Key review points include whether the emissions baseline has been clearly defined, whether the methodology matches operational reality, whether data will be captured automatically or manually, and whether key assumptions depend on supplier declarations that may not be stable. It is also worth testing whether the project economics remain acceptable if reporting costs rise, if assurance requirements become stricter, or if customer requests move from annual summaries to product-level transparency.
Another useful judgment is to separate visible capex from hidden reporting opex. Many carbon neutrality projects are approved with detailed engineering budgets but vague administrative estimates. Over time, that imbalance can weaken returns more than expected. A disciplined approval framework should therefore recognize reporting labor, software integration, third-party verification, methodology maintenance, and exception management as real economic components.
The next phase is likely to bring tighter linkage between operational systems and sustainability reporting. Instead of relying on manually assembled disclosures, companies will increasingly connect meter data, procurement records, maintenance logs, and production outputs into auditable carbon accounting workflows.

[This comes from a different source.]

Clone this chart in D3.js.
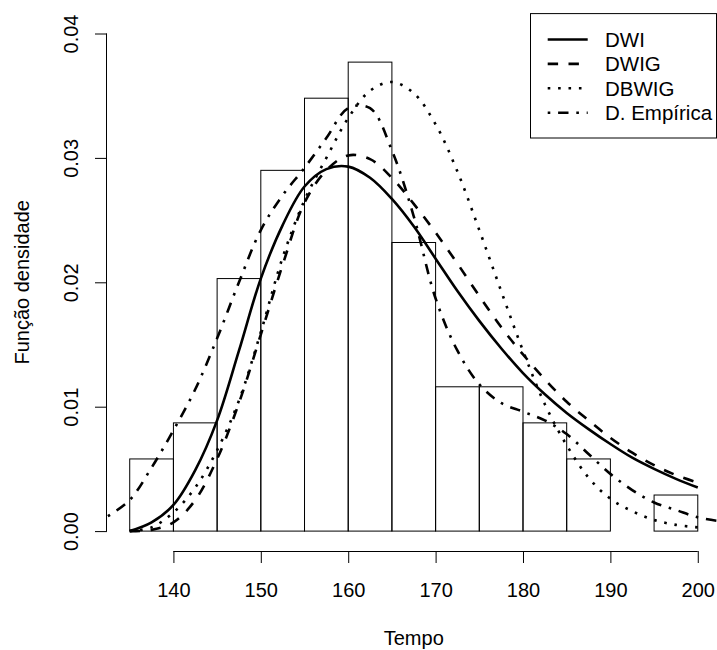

This favors organizations that build cross-functional reporting discipline early.
At the same time, scrutiny will probably move deeper into supply chains and equipment life cycles. For environmental technology providers, competitive advantage may depend not only on process performance, but also on the ability to provide robust carbon documentation to clients, EPC contractors, and public agencies. In capital projects, that could change bidding dynamics. Suppliers with stronger reporting credibility may gain preference even if their upfront price is not the lowest, because they reduce downstream compliance friction for the buyer.

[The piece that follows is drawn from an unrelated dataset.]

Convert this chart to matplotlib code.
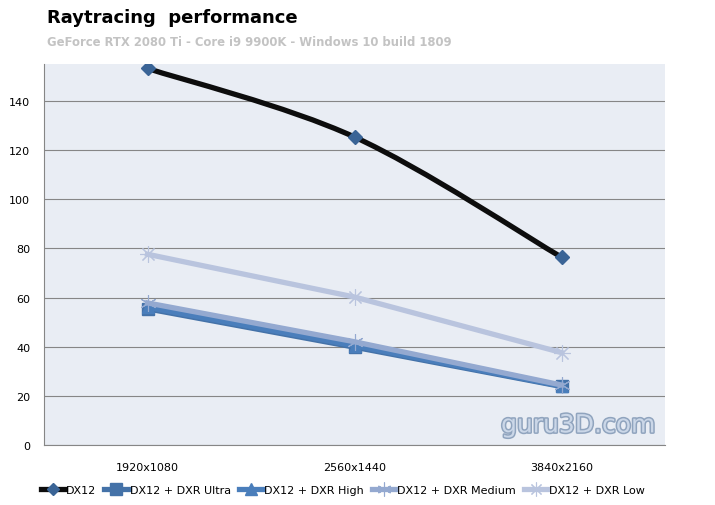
import numpy as np
import matplotlib.pyplot as plt
from matplotlib.path import Path
from matplotlib.patches import PathPatch
from matplotlib.lines import Line2D
import matplotlib.patheffects as pe

resolutions = ['1920x1080', '2560x1440', '3840x2160']
dx12 = [153.2, 125.3, 76.4]
dxr_ultra = [55.4, 39.8, 23.8]
dxr_high = [56.0, 40.4, 24.0]
dxr_medium = [57.8, 42.0, 24.4]
dxr_low = [77.6, 60.2, 37.6]

x = np.arange(len(resolutions))

fig = plt.figure(figsize=(7.15, 5.06), dpi=100)
ax = fig.add_axes([44/715, 1-446/506, 621/715, 381/506])
ax.set_facecolor('#e9edf4')
ax.set_xlim(-0.5, 2.5)
ax.set_ylim(0, 155)
ax.set_yticks(range(0, 141, 20))
ax.set_xticks(x)
ax.set_xticklabels(resolutions)
ax.yaxis.grid(True, color='#868686', lw=0.8)
ax.set_axisbelow(True)
for s in ['top', 'right']:
    ax.spines[s].set_visible(False)
for s in ['left', 'bottom']:
    ax.spines[s].set_color('#868686')
    ax.spines[s].set_linewidth(0.8)
ax.tick_params(axis='both', length=0, labelsize=8, colors='#000000')
ax.tick_params(axis='y', pad=10)
ax.tick_params(axis='x', pad=12)


def smooth_path(xs, ys):
    # excel-style smoothed line (bezier through points)
    xs = np.asarray(xs, float); ys = np.asarray(ys, float)
    verts = [(xs[0], ys[0])]
    codes = [Path.MOVETO]
    n = len(xs)
    for i in range(n - 1):
        p0 = np.array([xs[max(i-1, 0)], ys[max(i-1, 0)]])
        p1 = np.array([xs[i], ys[i]])
        p2 = np.array([xs[i+1], ys[i+1]])
        p3 = np.array([xs[min(i+2, n-1)], ys[min(i+2, n-1)]])
        c1 = p1 + (p2 - p0) / 6
        c2 = p2 - (p3 - p1) / 6
        verts += [tuple(c1), tuple(c2), tuple(p2)]
        codes += [Path.CURVE4] * 3
    return Path(verts, codes)


lw = 3.8
ax.add_patch(PathPatch(smooth_path(x, dx12), fill=False, ec='#0d0d0d', lw=lw,
                       capstyle='round', zorder=5))
ax.plot(x, dx12, ls='none', marker='D', ms=7, color='#3a6496', zorder=6)

ax.plot(x, dxr_low, color='#b9c4de', lw=lw, zorder=3)
ax.plot(x, dxr_low, ls='none', marker=(8, 2, 0), ms=12, mec='#b9c4de', mew=0.8, zorder=3)
ax.plot(x, dxr_ultra, color='#4472a8', lw=lw, marker='s', ms=9, zorder=3)
ax.plot(x, dxr_high, color='#4a7ebb', lw=lw, marker='^', ms=9, zorder=3)
ax.plot(x, dxr_medium, color='#94a9d0', lw=lw, zorder=4)
ax.plot(x, dxr_medium, ls='none', marker=(6, 2, 0), ms=12, mec='#94a9d0', mew=0.8, zorder=4)

fig.text(47/715, 1-18/506, 'Raytracing  performance', fontsize=13, fontweight='heavy',
         va='center', ha='left', color='#000000')
fig.text(47/715, 1-42/506, 'GeForce RTX 2080 Ti - Core i9 9900K - Windows 10 build 1809',
         fontsize=8.4, fontweight='bold', va='center', ha='left', color='#c3c3c3')

ax.text(0.985, 0.02, 'guru3D.com', transform=ax.transAxes, ha='right', va='bottom',
        fontsize=18, color='#cbd7e8', zorder=2,
        path_effects=[pe.withStroke(linewidth=2.2, foreground='#90a4be')])

handles = [
    Line2D([], [], color='#0d0d0d', lw=lw, marker='D', ms=6, mfc='#3a6496', mec='#3a6496'),
    Line2D([], [], color='#4472a8', lw=lw, marker='s', ms=8),
    Line2D([], [], color='#4a7ebb', lw=lw, marker='^', ms=8),
    Line2D([], [], color='#94a9d0', lw=lw, marker=(6, 2, 0), ms=10, mew=0.8),
    Line2D([], [], color='#b9c4de', lw=lw, marker=(8, 2, 0), ms=10, mew=0.8),
]
labels = ['DX12', 'DX12 + DXR Ultra', 'DX12 + DXR High', 'DX12 + DXR Medium', 'DX12 + DXR Low']
fig.legend(handles, labels, loc='center', bbox_to_anchor=(343/715, 1-491/506), ncol=5,
           frameon=False, fontsize=8, handlelength=2.2, handletextpad=0.1,
           columnspacing=0.7)

fig.savefig('out.png', dpi=100)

For finance leaders, the strategic implication is clear: carbon neutrality should be evaluated as a combined investment-and-reporting system. The winners are less likely to be those making the loudest commitments, and more likely to be those capable of producing consistent, defensible, decision-grade evidence.
If your organization is assessing projects linked to carbon neutrality, a practical approach is to focus on five judgment areas. First, identify where data originates and who controls it. Second, confirm whether reporting boundaries align with how the asset actually operates. Third, test supplier data reliability before embedding it into ROI assumptions. Fourth, estimate recurring reporting effort separately from implementation effort. Fifth, review whether future regulatory or customer demands could increase the burden after project approval.

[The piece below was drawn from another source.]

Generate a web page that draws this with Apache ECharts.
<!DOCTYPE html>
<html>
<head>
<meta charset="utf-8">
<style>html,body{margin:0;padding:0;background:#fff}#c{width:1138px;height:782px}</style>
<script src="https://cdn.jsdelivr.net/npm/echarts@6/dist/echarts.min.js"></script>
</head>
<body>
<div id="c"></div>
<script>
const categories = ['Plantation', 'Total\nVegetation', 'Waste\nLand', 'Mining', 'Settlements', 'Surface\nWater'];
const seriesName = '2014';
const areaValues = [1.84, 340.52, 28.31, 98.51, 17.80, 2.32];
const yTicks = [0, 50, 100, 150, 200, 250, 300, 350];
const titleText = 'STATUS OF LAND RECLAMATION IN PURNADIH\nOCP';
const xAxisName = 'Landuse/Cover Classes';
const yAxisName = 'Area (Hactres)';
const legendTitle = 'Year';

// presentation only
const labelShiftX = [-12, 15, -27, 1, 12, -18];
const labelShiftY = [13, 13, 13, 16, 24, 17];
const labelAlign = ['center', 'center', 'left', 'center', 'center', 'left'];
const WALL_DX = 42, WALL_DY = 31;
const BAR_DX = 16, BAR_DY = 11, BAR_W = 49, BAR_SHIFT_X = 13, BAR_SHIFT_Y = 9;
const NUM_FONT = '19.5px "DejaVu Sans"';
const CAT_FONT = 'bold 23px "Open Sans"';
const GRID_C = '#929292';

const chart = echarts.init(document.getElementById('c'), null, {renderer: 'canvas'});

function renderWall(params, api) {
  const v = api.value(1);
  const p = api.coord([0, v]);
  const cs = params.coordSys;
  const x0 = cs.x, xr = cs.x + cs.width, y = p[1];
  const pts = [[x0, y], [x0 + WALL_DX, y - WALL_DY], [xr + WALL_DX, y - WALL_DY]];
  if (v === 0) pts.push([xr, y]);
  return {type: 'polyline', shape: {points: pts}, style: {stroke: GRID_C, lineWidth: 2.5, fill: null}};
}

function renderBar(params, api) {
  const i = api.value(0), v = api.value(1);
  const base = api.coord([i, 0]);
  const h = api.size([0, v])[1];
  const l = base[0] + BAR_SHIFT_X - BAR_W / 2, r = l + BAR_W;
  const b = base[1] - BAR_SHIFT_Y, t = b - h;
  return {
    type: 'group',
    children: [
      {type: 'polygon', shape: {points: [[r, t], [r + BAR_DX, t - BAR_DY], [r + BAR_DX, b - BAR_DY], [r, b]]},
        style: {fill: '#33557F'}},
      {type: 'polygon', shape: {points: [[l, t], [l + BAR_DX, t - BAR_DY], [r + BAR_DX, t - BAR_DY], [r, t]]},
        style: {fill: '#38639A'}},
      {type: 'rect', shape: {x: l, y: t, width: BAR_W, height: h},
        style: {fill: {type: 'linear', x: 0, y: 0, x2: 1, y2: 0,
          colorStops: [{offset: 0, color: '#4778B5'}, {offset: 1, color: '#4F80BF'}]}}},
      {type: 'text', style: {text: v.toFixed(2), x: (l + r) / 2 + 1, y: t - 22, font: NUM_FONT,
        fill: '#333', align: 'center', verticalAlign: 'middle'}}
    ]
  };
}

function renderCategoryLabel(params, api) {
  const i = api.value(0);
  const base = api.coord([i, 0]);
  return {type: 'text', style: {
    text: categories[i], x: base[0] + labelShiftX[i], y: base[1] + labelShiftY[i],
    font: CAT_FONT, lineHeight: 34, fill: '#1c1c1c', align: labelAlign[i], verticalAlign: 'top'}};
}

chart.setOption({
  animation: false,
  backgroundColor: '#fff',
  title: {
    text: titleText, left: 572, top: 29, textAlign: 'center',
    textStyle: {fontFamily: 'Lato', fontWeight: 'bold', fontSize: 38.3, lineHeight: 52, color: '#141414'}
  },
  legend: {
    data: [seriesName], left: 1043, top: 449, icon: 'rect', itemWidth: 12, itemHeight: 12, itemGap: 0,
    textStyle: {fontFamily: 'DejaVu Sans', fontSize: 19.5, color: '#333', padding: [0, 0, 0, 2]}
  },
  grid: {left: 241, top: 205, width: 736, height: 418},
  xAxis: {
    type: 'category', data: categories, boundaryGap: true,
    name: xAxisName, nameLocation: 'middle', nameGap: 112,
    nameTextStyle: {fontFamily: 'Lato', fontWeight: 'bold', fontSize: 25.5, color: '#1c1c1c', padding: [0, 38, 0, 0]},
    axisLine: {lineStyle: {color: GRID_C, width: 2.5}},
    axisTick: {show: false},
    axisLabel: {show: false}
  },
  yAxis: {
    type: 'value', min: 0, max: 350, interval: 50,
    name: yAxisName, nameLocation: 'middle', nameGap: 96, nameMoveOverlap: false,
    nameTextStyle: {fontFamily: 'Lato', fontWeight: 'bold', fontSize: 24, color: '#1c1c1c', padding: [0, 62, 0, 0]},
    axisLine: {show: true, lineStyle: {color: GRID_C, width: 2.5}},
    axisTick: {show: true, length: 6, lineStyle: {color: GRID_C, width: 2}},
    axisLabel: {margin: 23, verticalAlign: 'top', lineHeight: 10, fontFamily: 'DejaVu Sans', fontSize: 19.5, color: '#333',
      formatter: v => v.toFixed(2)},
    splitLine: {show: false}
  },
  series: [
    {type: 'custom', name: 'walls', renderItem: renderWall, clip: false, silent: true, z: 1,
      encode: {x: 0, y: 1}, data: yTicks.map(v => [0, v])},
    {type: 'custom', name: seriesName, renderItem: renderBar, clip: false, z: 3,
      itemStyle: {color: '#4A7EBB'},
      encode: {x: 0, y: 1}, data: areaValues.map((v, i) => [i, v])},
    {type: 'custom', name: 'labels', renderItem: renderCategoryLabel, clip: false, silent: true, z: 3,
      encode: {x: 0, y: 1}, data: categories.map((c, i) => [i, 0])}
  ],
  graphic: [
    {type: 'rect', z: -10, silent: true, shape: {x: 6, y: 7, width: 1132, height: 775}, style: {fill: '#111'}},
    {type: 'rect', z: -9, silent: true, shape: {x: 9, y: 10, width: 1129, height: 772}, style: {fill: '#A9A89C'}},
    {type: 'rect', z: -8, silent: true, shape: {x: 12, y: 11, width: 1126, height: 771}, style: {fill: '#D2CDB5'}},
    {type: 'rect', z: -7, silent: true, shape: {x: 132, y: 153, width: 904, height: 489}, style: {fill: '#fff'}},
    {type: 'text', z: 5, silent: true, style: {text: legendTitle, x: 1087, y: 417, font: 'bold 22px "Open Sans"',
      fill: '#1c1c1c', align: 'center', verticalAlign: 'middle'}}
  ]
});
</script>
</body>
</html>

For organizations active in water treatment, resource recovery, flue gas systems, desalination, or nuclear waste management, these checks are especially valuable because technical complexity and compliance sensitivity are both high. A project that looks compelling on paper can become difficult to defend if the reporting model is weak. A project with moderate direct returns, by contrast, may prove strategically stronger if its carbon neutrality evidence chain is reliable and scalable.
If a company wants to judge how these trends affect its own pipeline, the most useful questions are straightforward: which projects require the most emissions assumptions, which suppliers provide the least reliable data, which business units own the reporting controls, and which claims would be hardest to support under external review. Those answers often reveal the real cost of carbon neutrality long before it appears in the budget.